**Brief**
Copy out every line exactly, passing over the pictures.
********************
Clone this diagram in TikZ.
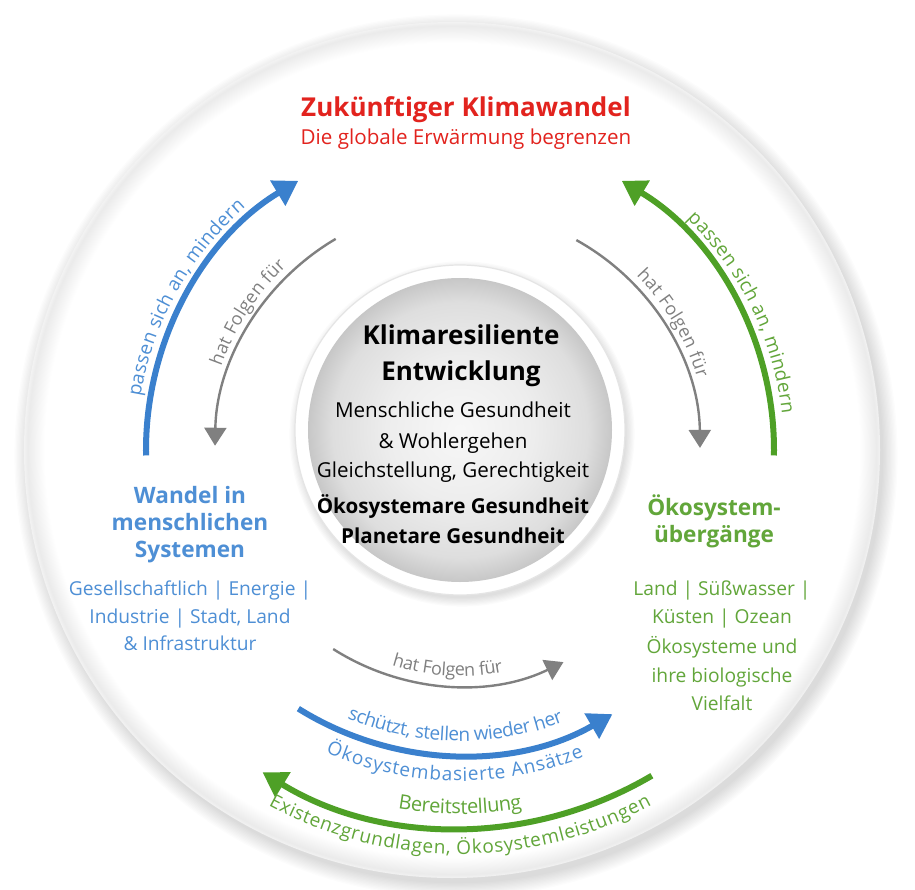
\documentclass[tikz,border=0pt]{standalone}
\usepackage{fontspec}
\setmainfont{Open Sans}
\usetikzlibrary{arrows.meta, decorations.text, positioning}

\definecolor{futurered}{RGB}{226,35,30}
\definecolor{humanblue}{RGB}{58,128,205}
\definecolor{humanlabel}{RGB}{78,143,213}
\definecolor{ecogreen}{RGB}{78,160,38}
\definecolor{ecolabel}{RGB}{98,166,58}
\definecolor{linkgrey}{RGB}{128,128,128}

\pgfdeclareradialshading{rim}{\pgfpoint{0bp}{0bp}}{color(0bp)=(white); color(23.8bp)=(white); color(24.8bp)=(gray!16); color(25bp)=(gray!10); color(50bp)=(gray!10)}
\pgfdeclareradialshading{core}{\pgfpoint{0bp}{0bp}}{color(0bp)=(gray!6); color(12bp)=(gray!14); color(21bp)=(gray!26); color(25bp)=(gray!44); color(50bp)=(gray!44)}

\newcommand\arcfont{\fontsize{9.5}{11}\selectfont}
\newcommand\linkfont{\fontsize{9}{11}\selectfont}

\begin{document}
\begin{tikzpicture}[x=0.5pt, y=0.5pt,
  every node/.style={inner sep=0pt, anchor=base},
  headline/.style={font=\bfseries\fontsize{13}{15}\selectfont, text=futurered},
  subline/.style={font=\fontsize{10.3}{12}\selectfont, text=futurered},
  corehead/.style={font=\bfseries\fontsize{13}{15}\selectfont},
  coretext/.style={font=\fontsize{10.3}{12}\selectfont},
  corebold/.style={font=\bfseries\fontsize{10.3}{12}\selectfont},
  sidehead/.style={font=\bfseries\fontsize{11.3}{13}\selectfont},
  sidetext/.style={font=\fontsize{9.6}{11}\selectfont},
  ring/.style={line width=3pt, -{Triangle[length=12pt, width=14pt]}},
  link/.style={draw=linkgrey, line width=1.2pt, -{Triangle[length=9pt, width=11pt]}}
 ]
 \useasboundingbox (-460,-439) rectangle (455,450);

 % disc and centre
 \foreach \s in {1,...,12}
  \fill [black, opacity=.012] (-4,-6) circle (426+\s*1.3);
 \shade [shading=rim] (-8,0) circle (428);
 \foreach \s in {1,...,8}
  \fill [black, opacity=.015] (2,16) circle (163+\s*1.2);
 \fill [white] (0,20) circle (165);
 \draw [gray!20, line width=.6pt] (0,20) circle (165);
 \shade [shading=core] (0,20) circle (152);

 \node [headline] (future) at (6,333) {Zukünftiger Klimawandel};
 \node [subline] (limit) at (6,305) {Die globale Erwärmung begrenzen};

 \node [corehead] (klima) at (1,105) {Klimaresiliente};
 \node [corehead] (entw) at (1,70) {Entwicklung};
 \node [coretext] (mensch) at (-7,33) {Menschliche Gesundheit};
 \node [coretext] (wohl) at (-7,2) {\& Wohlergehen};
 \node [coretext] (gleich) at (-7,-27) {Gleichstellung, Gerechtigkeit};
 \node [corebold] (oeko) at (-7,-63) {Ökosystemare Gesundheit};
 \node [corebold] (planet) at (-7,-93) {Planetare Gesundheit};

 \node [sidehead, text=humanlabel] (wandel) at (-270,-53) {Wandel in};
 \node [sidehead, text=humanlabel] (mensch2) at (-270,-80) {menschlichen};
 \node [sidehead, text=humanlabel] (system) at (-270,-107) {Systemen};
 \node [sidetext, text=humanlabel] (sector1) at (-270,-145) {Gesellschaftlich | Energie |};
 \node [sidetext, text=humanlabel] (sector2) at (-270,-173) {Industrie | Stadt, Land};
 \node [sidetext, text=humanlabel] (sector3) at (-270,-200) {\& Infrastruktur};

 \node [sidehead, text=ecolabel] (eco1) at (254,-65) {Ökosystem-};
 \node [sidehead, text=ecolabel] (eco2) at (254,-92) {übergänge};
 \node [sidetext, text=ecolabel] (biome1) at (262,-145) {Land | Süßwasser |};
 \node [sidetext, text=ecolabel] (biome2) at (262,-173) {Küsten | Ozean};
 \node [sidetext, text=ecolabel] (biome3) at (262,-203) {Ökosysteme und};
 \node [sidetext, text=ecolabel] (biome4) at (262,-232) {ihre biologische};
 \node [sidetext, text=ecolabel] (biome5) at (262,-260) {Vielfalt};

 % adapt, mitigate
 \draw [ring, draw=humanblue, postaction={decorate,decoration={raise=5pt,text along path,text align=center,text={|\arcfont\color{humanlabel}|passen sich an, mindern}}}]
  (181:314) arc [start angle=181, end angle=121, radius=314];
 \draw [ring, draw=ecogreen] (-1:314) arc [start angle=-1, end angle=59, radius=314];
 \path [decorate,decoration={raise=5pt,text along path,text align=center,text={|\arcfont\color{ecolabel}|passen sich an, mindern}}]
  (50:314) arc [start angle=50, end angle=2, radius=314];

 % consequences
 \draw [link] (120.5:245) arc [start angle=120.5, end angle=179, radius=245];
 \path [decorate,decoration={raise=4pt,text along path,text align=center,text={|\linkfont\color{linkgrey}|hat Folgen für}}]
  (165:245) arc [start angle=165, end angle=129, radius=245];
 \draw [link, postaction={decorate,decoration={raise=4pt,text along path,text align=center,text={|\linkfont\color{linkgrey}|hat Folgen für}}}]
  (61:240) arc [start angle=61, end angle=0.5, radius=240];
 \draw [link, postaction={decorate,decoration={raise=5pt,text along path,text align=center,text={|\linkfont\color{linkgrey}|hat Folgen für}}}]
  (237.5:236) arc [start angle=237.5, end angle=296, radius=236];

 % protect, restore / provide
 \draw [ring, draw=humanblue,
  postaction={decorate,decoration={raise=7pt,text along path,text align=center,text={|\arcfont\color{humanlabel}|schützt, stellen wieder her}}},
  postaction={decorate,decoration={raise=-13pt,text along path,text align=center,text={|\arcfont\color{humanlabel}|Ökosystembasierte Ansätze}}}]
  (238:305) arc [start angle=238, end angle=300, radius=305];
 \draw [ring, draw=ecogreen] (300.5:378) arc [start angle=300.5, end angle=238.5, radius=378];
 \path [postaction={decorate,decoration={raise=7pt,text along path,text align=center,text={|\fontsize{10}{12}\selectfont\color{ecolabel}|Bereitstellung}}},
  postaction={decorate,decoration={raise=-13pt,text along path,text align=center,text={|\arcfont\color{ecolabel}|Existenzgrundlagen, Ökosystemleistungen}}}]
  (236:378) arc [start angle=236, end angle=304, radius=378];
\end{tikzpicture}
\end{document}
********************
**Answer**
Clone this diagram in TikZ.
\documentclass[tikz,border=0pt]{standalone}
\usepackage{fontspec}
\setmainfont{Open Sans}
\usetikzlibrary{arrows.meta, decorations.text, positioning}

\definecolor{futurered}{RGB}{226,35,30}
\definecolor{humanblue}{RGB}{58,128,205}
\definecolor{humanlabel}{RGB}{78,143,213}
\definecolor{ecogreen}{RGB}{78,160,38}
\definecolor{ecolabel}{RGB}{98,166,58}
\definecolor{linkgrey}{RGB}{128,128,128}

\pgfdeclareradialshading{rim}{\pgfpoint{0bp}{0bp}}{color(0bp)=(white); color(23.8bp)=(white); color(24.8bp)=(gray!16); color(25bp)=(gray!10); color(50bp)=(gray!10)}
\pgfdeclareradialshading{core}{\pgfpoint{0bp}{0bp}}{color(0bp)=(gray!6); color(12bp)=(gray!14); color(21bp)=(gray!26); color(25bp)=(gray!44); color(50bp)=(gray!44)}

\newcommand\arcfont{\fontsize{9.5}{11}\selectfont}
\newcommand\linkfont{\fontsize{9}{11}\selectfont}

\begin{document}
\begin{tikzpicture}[x=0.5pt, y=0.5pt,
  every node/.style={inner sep=0pt, anchor=base},
  headline/.style={font=\bfseries\fontsize{13}{15}\selectfont, text=futurered},
  subline/.style={font=\fontsize{10.3}{12}\selectfont, text=futurered},
  corehead/.style={font=\bfseries\fontsize{13}{15}\selectfont},
  coretext/.style={font=\fontsize{10.3}{12}\selectfont},
  corebold/.style={font=\bfseries\fontsize{10.3}{12}\selectfont},
  sidehead/.style={font=\bfseries\fontsize{11.3}{13}\selectfont},
  sidetext/.style={font=\fontsize{9.6}{11}\selectfont},
  ring/.style={line width=3pt, -{Triangle[length=12pt, width=14pt]}},
  link/.style={draw=linkgrey, line width=1.2pt, -{Triangle[length=9pt, width=11pt]}}
 ]
 \useasboundingbox (-460,-439) rectangle (455,450);

 % disc and centre
 \foreach \s in {1,...,12}
  \fill [black, opacity=.012] (-4,-6) circle (426+\s*1.3);
 \shade [shading=rim] (-8,0) circle (428);
 \foreach \s in {1,...,8}
  \fill [black, opacity=.015] (2,16) circle (163+\s*1.2);
 \fill [white] (0,20) circle (165);
 \draw [gray!20, line width=.6pt] (0,20) circle (165);
 \shade [shading=core] (0,20) circle (152);

 \node [headline] (future) at (6,333) {Zukünftiger Klimawandel};
 \node [subline] (limit) at (6,305) {Die globale Erwärmung begrenzen};

 \node [corehead] (klima) at (1,105) {Klimaresiliente};
 \node [corehead] (entw) at (1,70) {Entwicklung};
 \node [coretext] (mensch) at (-7,33) {Menschliche Gesundheit};
 \node [coretext] (wohl) at (-7,2) {\& Wohlergehen};
 \node [coretext] (gleich) at (-7,-27) {Gleichstellung, Gerechtigkeit};
 \node [corebold] (oeko) at (-7,-63) {Ökosystemare Gesundheit};
 \node [corebold] (planet) at (-7,-93) {Planetare Gesundheit};

 \node [sidehead, text=humanlabel] (wandel) at (-270,-53) {Wandel in};
 \node [sidehead, text=humanlabel] (mensch2) at (-270,-80) {menschlichen};
 \node [sidehead, text=humanlabel] (system) at (-270,-107) {Systemen};
 \node [sidetext, text=humanlabel] (sector1) at (-270,-145) {Gesellschaftlich | Energie |};
 \node [sidetext, text=humanlabel] (sector2) at (-270,-173) {Industrie | Stadt, Land};
 \node [sidetext, text=humanlabel] (sector3) at (-270,-200) {\& Infrastruktur};

 \node [sidehead, text=ecolabel] (eco1) at (254,-65) {Ökosystem-};
 \node [sidehead, text=ecolabel] (eco2) at (254,-92) {übergänge};
 \node [sidetext, text=ecolabel] (biome1) at (262,-145) {Land | Süßwasser |};
 \node [sidetext, text=ecolabel] (biome2) at (262,-173) {Küsten | Ozean};
 \node [sidetext, text=ecolabel] (biome3) at (262,-203) {Ökosysteme und};
 \node [sidetext, text=ecolabel] (biome4) at (262,-232) {ihre biologische};
 \node [sidetext, text=ecolabel] (biome5) at (262,-260) {Vielfalt};

 % adapt, mitigate
 \draw [ring, draw=humanblue, postaction={decorate,decoration={raise=5pt,text along path,text align=center,text={|\arcfont\color{humanlabel}|passen sich an, mindern}}}]
  (181:314) arc [start angle=181, end angle=121, radius=314];
 \draw [ring, draw=ecogreen] (-1:314) arc [start angle=-1, end angle=59, radius=314];
 \path [decorate,decoration={raise=5pt,text along path,text align=center,text={|\arcfont\color{ecolabel}|passen sich an, mindern}}]
  (50:314) arc [start angle=50, end angle=2, radius=314];

 % consequences
 \draw [link] (120.5:245) arc [start angle=120.5, end angle=179, radius=245];
 \path [decorate,decoration={raise=4pt,text along path,text align=center,text={|\linkfont\color{linkgrey}|hat Folgen für}}]
  (165:245) arc [start angle=165, end angle=129, radius=245];
 \draw [link, postaction={decorate,decoration={raise=4pt,text along path,text align=center,text={|\linkfont\color{linkgrey}|hat Folgen für}}}]
  (61:240) arc [start angle=61, end angle=0.5, radius=240];
 \draw [link, postaction={decorate,decoration={raise=5pt,text along path,text align=center,text={|\linkfont\color{linkgrey}|hat Folgen für}}}]
  (237.5:236) arc [start angle=237.5, end angle=296, radius=236];

 % protect, restore / provide
 \draw [ring, draw=humanblue,
  postaction={decorate,decoration={raise=7pt,text along path,text align=center,text={|\arcfont\color{humanlabel}|schützt, stellen wieder her}}},
  postaction={decorate,decoration={raise=-13pt,text along path,text align=center,text={|\arcfont\color{humanlabel}|Ökosystembasierte Ansätze}}}]
  (238:305) arc [start angle=238, end angle=300, radius=305];
 \draw [ring, draw=ecogreen] (300.5:378) arc [start angle=300.5, end angle=238.5, radius=378];
 \path [postaction={decorate,decoration={raise=7pt,text along path,text align=center,text={|\fontsize{10}{12}\selectfont\color{ecolabel}|Bereitstellung}}},
  postaction={decorate,decoration={raise=-13pt,text along path,text align=center,text={|\arcfont\color{ecolabel}|Existenzgrundlagen, Ökosystemleistungen}}}]
  (236:378) arc [start angle=236, end angle=304, radius=378];
\end{tikzpicture}
\end{document}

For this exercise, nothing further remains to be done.